Report: Yemen’s Houthis Restarted Attacks After Examining US ‘Incentives’

In early April, the US said it would attempt diplomacy with the Houthis as the bombing campaign has failed

Yemen’s Houthis restarted attacks on shipping in the Red Sea and the Gulf of Aden last week after examining “incentives” put forward by the US, according to a report from The National, a UAE state-owned newspaper.

At the beginning of April, Tim Lenderking, the US special envoy for Yemen, said the US was considering “diplomacy” with the Houthis after a months-long bombing campaign failed to deter the Yemeni group and only escalated the situation.

Sources told The National that the US offered a lifting of the blockade on the capital, Sanaa, and the Red Sea port of Hodeidah, which has been imposed since a US-backed Saudi-UAE coalition intervened in Yemen in an attempt to oust the Houthis in 2015.

The report said the US also offered to “hasten” Yemen peace talks.

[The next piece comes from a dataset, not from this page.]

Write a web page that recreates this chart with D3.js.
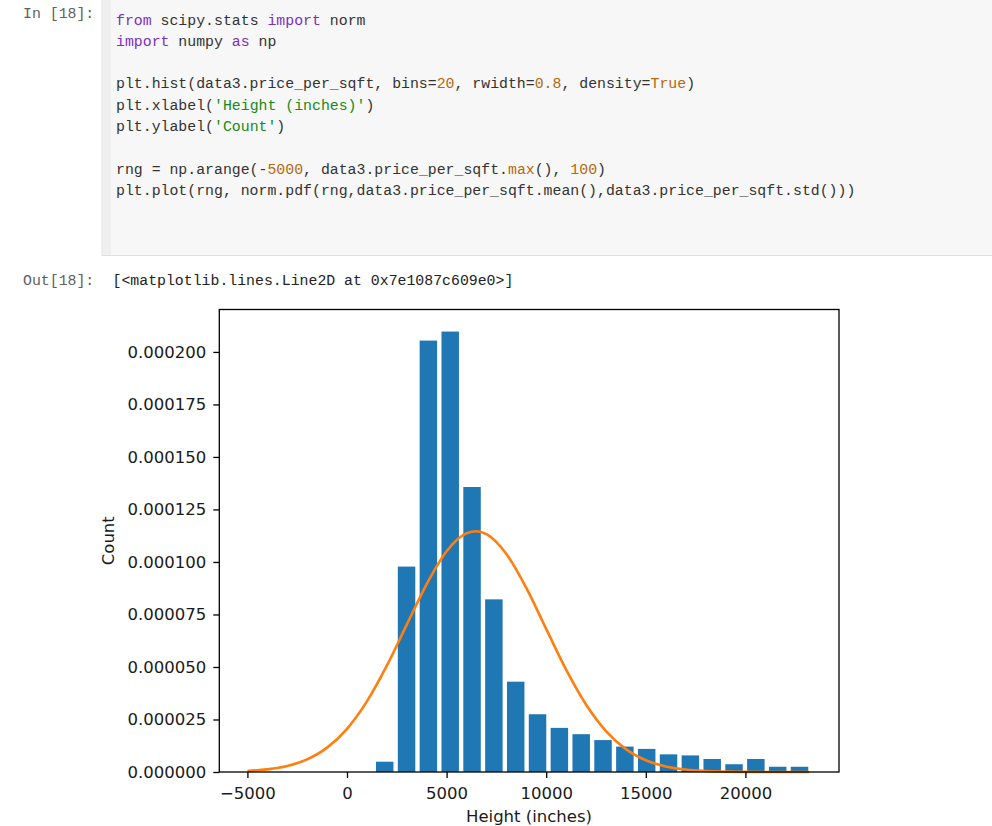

New US sanctions imposed on the Houthis are blocking the implementation of a Saudi-Houthi peace deal that would lift the blockade.

The Cradle previously reported that the US also offered an acknowledgment of the Houthis’ “legitimacy” and would allow the release of funds to pay Yemeni public sector employees, another aspect of the peace deal that’s being blocked by US sanctions.

But the Houthis, officially known as Ansar Allah, have rejected the US “incentives” and are sticking to their position that the Red Sea operations won’t stop until the Israeli siege on Gaza comes to an end. Lenderking has acknowledged that he thinks the Houthis would be true to their word, but the US still refuses to call for a ceasefire in Gaza.

“The Houthis have received many incentives since the start of operations in the Red Sea. But they are concluding that what’s being offered isn’t enough to stop,” a Yemeni political source told The National. “They are seeing these offers as blackmail in the humanitarian file because the issue of opening the airport or port or bringing in necessary needs is a right of the Yemenis and should not be used as a pressure card on Sanaa.”

A source close to the Houthis said that “no understanding has been reached between the United States and the Ansar Allah movement about stopping military operations by the Yemenis in the Red Sea or the Gulf of Aden.” The Houthis restarted attacks last week after about a two-week lull.